Há alguns anos, quando me encontrava no Tribunal a propósito de uma perícia médico-legal com vista à interdição de uma pessoa da chamada terceira idade, ao tempo em que o processo não tinha a politicamente correta designação de regime do maior acompanhado, travei conhecimento com o perito, um psiquiatra, que me dizia que no início da sua carreira, há mais de 30 anos atrás, as perícias para que o chamavam eram para a interdição de menores que haviam nascido com incapacidade mental. Agora, eram raros estes casos e, ao contrário de antes, era maioritariamente nomeado para casos de incapacidade mental de adultos mais velhos.
Bem se compreende, os avanços da medicina e dos cuidados de saúde tiveram o condão de prolongar a média de vida dos cidadãos, com o consequente aumento das doenças neuro-degenerativas e, simultaneamente, de favorecer o nascimento de bebés saudáveis.
A necessidade de atuar sobre a situação das pessoas com dependência e existindo, segundo cálculos públicos, cerca de 800.000 pessoas que cuidam de familiares dependentes, sejam crianças com doenças graves, idosos ou pessoas com patologias crónicas ou demência, levou a Assembleia da República a aprovar o Estatuto dos cuidadores informais, corporizado na Lei n.º 100/2019, publicada no dia 6 do mês de setembro passado.
Esta Lei tem particular importância, pois assegura direitos aos cuidadores informais que, sem essa Lei, nada teriam, incentivando as famílias a cuidarem dos seus dependentes mas não deixa de ter um alcance limitado, visto que se restringe praticamente a pessoa que necessite de cuidados permanentes, por se encontrar em situação de dependência e seja titular de uma das prestações sociais referidas no artigo 3.º da citada Lei, geralmente prestados na sua habitação ou na casa do cuidador.
O problema é que esse Estatuto apenas abrange uma parte, ainda que significativa, das pessoas que necessitam de cuidados permanentes.
Existem cada vez mais pessoas que, mormente pelo avançar da idade com deterioração física e mental, necessitam de cuidados ao nível de tratamentos de doença, o que exige o internamento permanente em estabelecimentos de saúde com condições hospitalares ou clínicos específicos, além dos casos em que nenhum familiar está em condições de se tornar um cuidador informal.
Neste âmbito estamos a falar dos cuidados continuados e aqui o Estado continua sem mostrar a sensibilidade que se impõe, pois não há verdadeira democracia num regime que não faz por cuidar dos seus mais desvalidos, geralmente os mais velhos que tanto contribuíram para a melhoria das condições de vidas das pessoas que estão atualmente no ativo, além que essa obrigação resulta do disposto no artigo 64.º, n.º 2 da Constituição.
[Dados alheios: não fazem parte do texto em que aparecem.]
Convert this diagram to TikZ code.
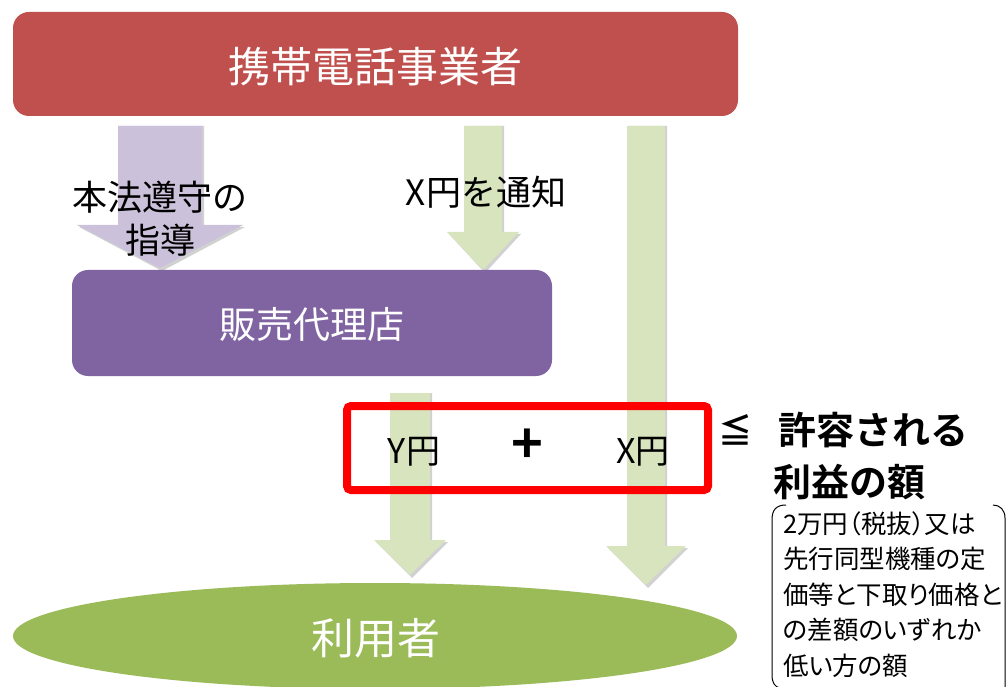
\documentclass[tikz,border=0pt]{standalone}
\usepackage{fontspec}
\setmainfont{Noto Sans CJK JP}
\newfontfamily\jpb{Noto Sans CJK JP Bold}
\newfontfamily\jpp[RawFeature=+palt]{Noto Sans CJK JP}
\usetikzlibrary{shapes.geometric}
\definecolor{topred}{HTML}{C0504D}
\definecolor{boxpurple}{HTML}{8064A2}
\definecolor{lav}{HTML}{CCC1DA}
\definecolor{lgreen}{HTML}{D7E4BD}
\definecolor{ugreen}{HTML}{9BBB59}
\newcommand\fs[1]{\fontsize{#1}{#1}\selectfont}
% color, cx, shaft half, top, headtop, head half, tip
\newcommand\blockarrow[7]{%
  \fill[black!18] ({#2-#3+2},{#4}) -- ({#2+#3+2},{#4}) -- ({#2+#3+2},{#5+2}) -- ({#2+#6+2},{#5+2}) -- ({#2+2},{#7+3}) -- ({#2-#6+2},{#5+2}) -- ({#2-#3+2},{#5+2}) -- cycle;
  \fill[#1] ({#2-#3},{#4}) -- ({#2+#3},{#4}) -- ({#2+#3},{#5}) -- ({#2+#6},{#5}) -- ({#2},{#7}) -- ({#2-#6},{#5}) -- ({#2-#3},{#5}) -- cycle;}
\tikzset{
  boxtext/.style={text=white, inner sep=0pt},
  lbl/.style={text=black, inner sep=0pt, align=center},
}
\begin{document}
\begin{tikzpicture}[x=1pt,y=-1pt]
\useasboundingbox (0,0) rectangle (1007,687);
\fill[white] (0,0) rectangle (1007,687);
% arrows
\blockarrow{lav}{160}{42}{126}{225}{83}{268}
\blockarrow{lgreen}{483}{19}{126}{232}{36}{270}
\blockarrow{lgreen}{646}{19}{126}{546}{40}{585}
\blockarrow{lgreen}{410}{20}{393}{540}{36}{575}
% boxes
\fill[topred, rounded corners=16] (13,12) rectangle (738,116);
\node[boxtext, font=\fs{42}] (top) at (375,67) {携帯電話事業者};
\fill[boxpurple, rounded corners=16] (72,270) rectangle (552,376);
\node[boxtext, font=\fs{37}] (shop) at (312,324) {販売代理店};
\fill[ugreen] (375,636) ellipse [x radius=362, y radius=53];
\node[boxtext, font=\fs{43}] (user) at (376,638) {利用者};
% labels on arrows
\node[lbl, font=\fs{35}] (l1) at (160,197) {本法遵守の};
\node[lbl, font=\fs{35}] (l2) at (160,240) {指導};
\node[lbl, font=\fs{35}] (l3) at (486,192) {X円を通知};
% red box
\draw[red, line width=8, rounded corners=4] (347,406) rectangle (708,490);
\node[lbl, font=\fs{34}] (y) at (414,452) {Y円};
\node[lbl, font=\fs{54}\jpb] (plus) at (527,446) {+};
\node[lbl, font=\fs{34}] (x) at (643,452) {X円};
% right side
\node[lbl, font=\fs{34}\jpb] (le) at (735,430) {≦};
\node[lbl, font=\fs{38}\jpb, anchor=west] (t1) at (778,430) {許容される};
\node[lbl, font=\fs{38}\jpb, anchor=west] (t2) at (773,482) {利益の額};
\node[lbl, font=\jpp\fontsize{25.5}{35.5}\selectfont, align=left, anchor=north west, inner sep=0pt] (note) at (783,511)
  {2万円（税抜）又は\\先行同型機種の定\\価等と下取り価格と\\の差額のいずれか\\低い方の額};
\draw[line width=1] (786,505) .. controls (776,505) and (772,510) .. (772,520) -- (772,675) .. controls (772,683) and (775,687) .. (780,688);
\draw[line width=1] (993,505) .. controls (1000,505) and (1005,510) .. (1005,518) -- (1005,690);
\end{tikzpicture}
\end{document}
Atentando no concelho de Braga, não existe nenhuma unidade de saúde do Estado que permita acolher doentes nessa situação, existindo apenas um estabelecimento destinado a esse fim, particular, a Unidade de Cuidados Paliativos – Domus Fraternitas, em Montariol, com um número de quartos e camas manifestamente insuficiente para acudir às necessidades dum concelho populoso.
Quem já teve de enfrentar uma situação dessas, sabe que o internamento num hospital ou clínica não é opção economicamente viável, já que acessível apenas às reformas dos banqueiros e pouco mais.
Até há pouco tempo, os beneficiários da ADSE ainda dispunham de condições financeiras para esse internamento, visto que tal instituição assegurava o pagamento da maior parte do valor dos serviços de internamento. Mas uma recente mudança de política da ADSE retirou essa comparticipação, pelo que até os antigos servidores do Estado perderam essa possibilidade.
Se o Estado não quer fazer diretamente a gestão de equipamentos destinados a acolher pessoas que necessitam de cuidados continuados, fará bem em apoiar financeiramente as entidades privadas que estejam em posição de assegurar essa gestão, designadamente as IPSS e, dentro destas, pelo seu know-how e pelas obras a que se dedicam, as Misericórdias.